▸ **TASK GOAL**
Look for the word "this" in the entries below, then copy every line that has it.

▸ **MATERIAL**
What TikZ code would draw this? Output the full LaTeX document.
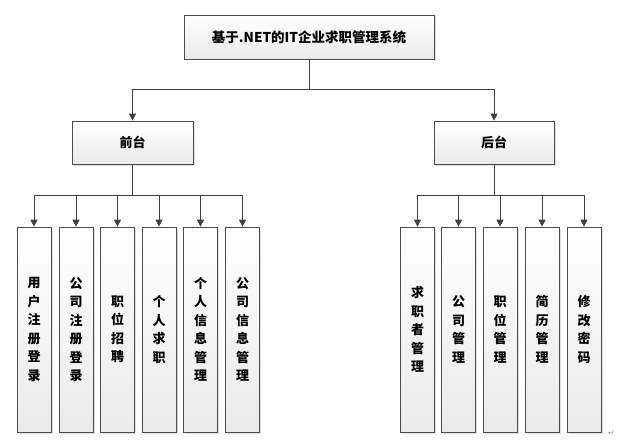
\documentclass[tikz,border=0pt]{standalone}
\usepackage{fontspec}
\usepackage{tikz}
\usetikzlibrary{arrows.meta}
\usetikzlibrary{shadows}
\newfontfamily\cjk{Noto Sans CJK SC}
\newfontfamily\symb{DejaVu Sans}

\begin{document}
\begin{tikzpicture}[x=1pt,y=-1pt,
box/.style={draw=black!70, line width=0.7pt, shade, top color=white, bottom color=black!8,
  drop shadow={shadow xshift=1.5pt, shadow yshift=-1.5pt, fill=black!20, opacity=0.6},
  inner sep=0pt, font={\cjk\bfseries\fontsize{13}{16}\selectfont}},
tall/.style={box, minimum width=34pt, minimum height=205pt, align=center,
  font={\cjk\bfseries\fontsize{13}{18.5}\selectfont}},
arr/.style={draw=black!75, line width=0.8pt, -{Triangle[width=7pt,length=7pt]}},
line/.style={draw=black!75, line width=0.8pt}]
\useasboundingbox (0,0) rectangle (634,441);
\node[box, minimum width=250pt, minimum height=44pt, font={\cjk\bfseries\fontsize{13.5}{16}\selectfont}] (sys) at (309,37) {基于.NET的IT企业求职管理系统};
\node[box, minimum width=121pt, minimum height=43pt] (front) at (132.5,142.5) {前台};
\node[box, minimum width=120pt, minimum height=43pt] (back) at (494,142.5) {后台};
\coordinate (sysbus) at (309,89);
\coordinate (frontbus) at (132.5,195);
\coordinate (backbus) at (494,195);
\draw[line] (sys.south) -- (sysbus);
\draw[arr] (sysbus) -| (front);
\draw[arr] (sysbus) -| (back);
\draw[line] (front.south) -- (frontbus);
\draw[line] (back.south) -- (backbus);
% front children
\foreach \x/\t [count=\i] in {34/{用\\户\\注\\册\\登\\录}, 76/{公\\司\\注\\册\\登\\录}, 117.5/{职\\位\\招\\聘},
  159/{个\\人\\求\\职}, 200.5/{个\\人\\信\\息\\管\\理}, 242.5/{公\\司\\信\\息\\管\\理}} {
  \node[tall] (f\i) at (\x,329.5) {\t};
  \draw[arr] (frontbus) -| (f\i);
}
% back children
\foreach \x/\t [count=\i] in {417.5/{求\\职\\者\\管\\理}, 458.5/{公\\司\\管\\理}, 500/{职\\位\\管\\理},
  542/{简\\历\\管\\理}, 584/{修\\改\\密\\码}} {
  \node[tall] (b\i) at (\x,329.5) {\t};
  \draw[arr] (backbus) -| (b\i);
}
\node[text=black!50, font={\symb\fontsize{7}{8}\selectfont}, inner sep=0pt] (mark) at (611,433) {↵};
\end{tikzpicture}
\end{document}
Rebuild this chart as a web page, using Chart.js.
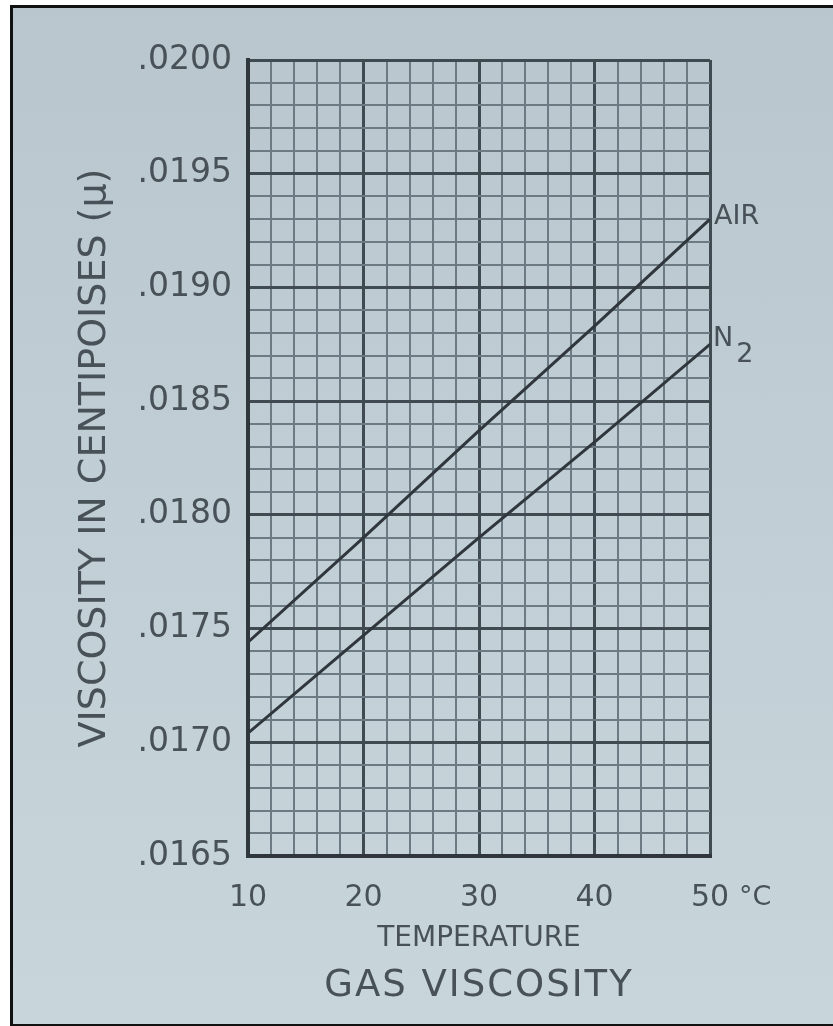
<!DOCTYPE html>
<html>
<head>
<meta charset="utf-8">
<script src="https://cdn.jsdelivr.net/npm/chart.js@4.4.1/dist/chart.umd.min.js"></script>
<style>
  html, body { margin: 0; padding: 0; background: #fff; }
  #frame {
    position: absolute; left: 10px; top: 5px; width: 830px; height: 1016px;
    border: 3px solid #111; border-right: none;
    background: linear-gradient(#b9c6ce, #c8d6dc);
  }
  #chart { position: absolute; left: 0; top: 0; }
</style>
</head>
<body>
<div id="frame"></div>
<canvas id="chart" width="833" height="1026"></canvas>
<script>
// Data
const temperatures = [10, 20, 30, 40, 50];
const airViscosity = [0.01744, 0.01790, 0.01837, 0.01883, 0.01930];
const n2Viscosity = [0.01704, 0.01747, 0.01790, 0.01832, 0.01875];
const xTickLabels = ['10', '20', '30', '40', '50'];
const yTickLabels = ['.0165', '.0170', '.0175', '.0180', '.0185', '.0190', '.0195', '.0200'];

const textColor = '#485157';
const minorGrid = '#6c7a83';
const majorGrid = '#3f4a51';
const inkColor = '#2f373d';
const fontFamily = '"DejaVu Sans", sans-serif';

// Helper: pair x and y arrays into points
const toPoints = (xs, ys) => xs.map((x, i) => ({ x, y: ys[i] }));

// Draws the curve names, the degree unit and the caption
const labelsPlugin = {
    id: 'labels',
    afterDraw(chart) {
        const { ctx, chartArea, scales } = chart;
        const xs = scales.x, ys = scales.y;
        const last = temperatures.length - 1;
        const xEnd = xs.getPixelForValue(temperatures[last]);

        ctx.save();
        ctx.fillStyle = textColor;
        ctx.textBaseline = 'middle';
        ctx.textAlign = 'left';
        ctx.font = '27px ' + fontFamily;

        // AIR label
        const airY = ys.getPixelForValue(airViscosity[last]);
        ctx.fillText('AIR', xEnd + 4, airY - 2);

        // N2 label with subscript
        const n2Y = ys.getPixelForValue(n2Viscosity[last]);
        ctx.fillText('N', xEnd + 3, n2Y - 5);
        const nW = ctx.measureText('N').width;
        ctx.fillText('2', xEnd + 6 + nW, n2Y + 11);

        // degree unit after the last x tick
        ctx.font = '27px ' + fontFamily;
        ctx.fillText('°C', xEnd + 29, xs.top + 42);

        // caption
        ctx.textAlign = 'center';
        ctx.font = '37px ' + fontFamily;
        ctx.letterSpacing = '2px';
        ctx.fillText('GAS VISCOSITY', (chartArea.left + chartArea.right) / 2, 986);
        ctx.restore();
    }
};

const ctx = document.getElementById('chart').getContext('2d');
new Chart(ctx, {
    type: 'line',
    data: {
        datasets: [
            {
                label: 'AIR',
                data: toPoints(temperatures, airViscosity),
                borderColor: inkColor,
                borderWidth: 3,
                pointRadius: 0,
                tension: 0,
            },
            {
                label: 'N2',
                data: toPoints(temperatures, n2Viscosity),
                borderColor: inkColor,
                borderWidth: 3,
                pointRadius: 0,
                tension: 0,
            },
        ],
    },
    options: {
        responsive: false,
        animation: false,
        devicePixelRatio: 1,
        layout: { padding: { top: 60, right: 123, left: 0, bottom: 0 } },
        plugins: {
            legend: { display: false },
            tooltip: { enabled: false },
        },
        scales: {
            x: {
                type: 'linear',
                min: 10,
                max: 50,
                afterFit: scale => { scale.height = 170; },
                border: { display: true, color: inkColor, width: 4 },
                grid: {
                    drawTicks: false,
                    color: c => (c.tick && c.tick.value % 10 === 0 ? majorGrid : minorGrid),
                    lineWidth: c => (c.tick && c.tick.value % 10 === 0 ? 3 : 2),
                },
                ticks: {
                    stepSize: 2,
                    autoSkip: false,
                    maxRotation: 0,
                    padding: 24,
                    color: textColor,
                    font: { family: fontFamily, size: 30 },
                    callback: v => (xTickLabels.includes(String(v)) ? String(v) : ''),
                },
                title: {
                    display: true,
                    text: 'TEMPERATURE',
                    color: textColor,
                    font: { family: fontFamily, size: 28 },
                    padding: { top: 0, bottom: 70 },
                },
            },
            y: {
                min: 0.0165,
                max: 0.0200,
                afterFit: scale => { scale.width = 248; },
                border: { display: true, color: inkColor, width: 4 },
                grid: {
                    drawTicks: false,
                    color: c => (c.tick && Math.round(c.tick.value * 10000) % 5 === 0 ? majorGrid : minorGrid),
                    lineWidth: c => (c.tick && Math.round(c.tick.value * 10000) % 5 === 0 ? 3 : 2),
                },
                ticks: {
                    stepSize: 0.0001,
                    autoSkip: false,
                    padding: 16,
                    color: textColor,
                    font: { family: fontFamily, size: 33 },
                    callback: v => {
                        const s = v.toFixed(4).slice(1);
                        return yTickLabels.includes(s) ? s : '';
                    },
                },
                title: {
                    display: true,
                    text: 'VISCOSITY IN CENTIPOISES (μ)',
                    color: textColor,
                    font: { family: fontFamily, size: 38 },
                    padding: { top: 72, bottom: 0 },
                },
            },
        },
    },
    plugins: [labelsPlugin],
});
</script>
</body>
</html>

▸ **THE RESULT**
What TikZ code would draw this? Output the full LaTeX document.
Rebuild this chart as a web page, using Chart.js.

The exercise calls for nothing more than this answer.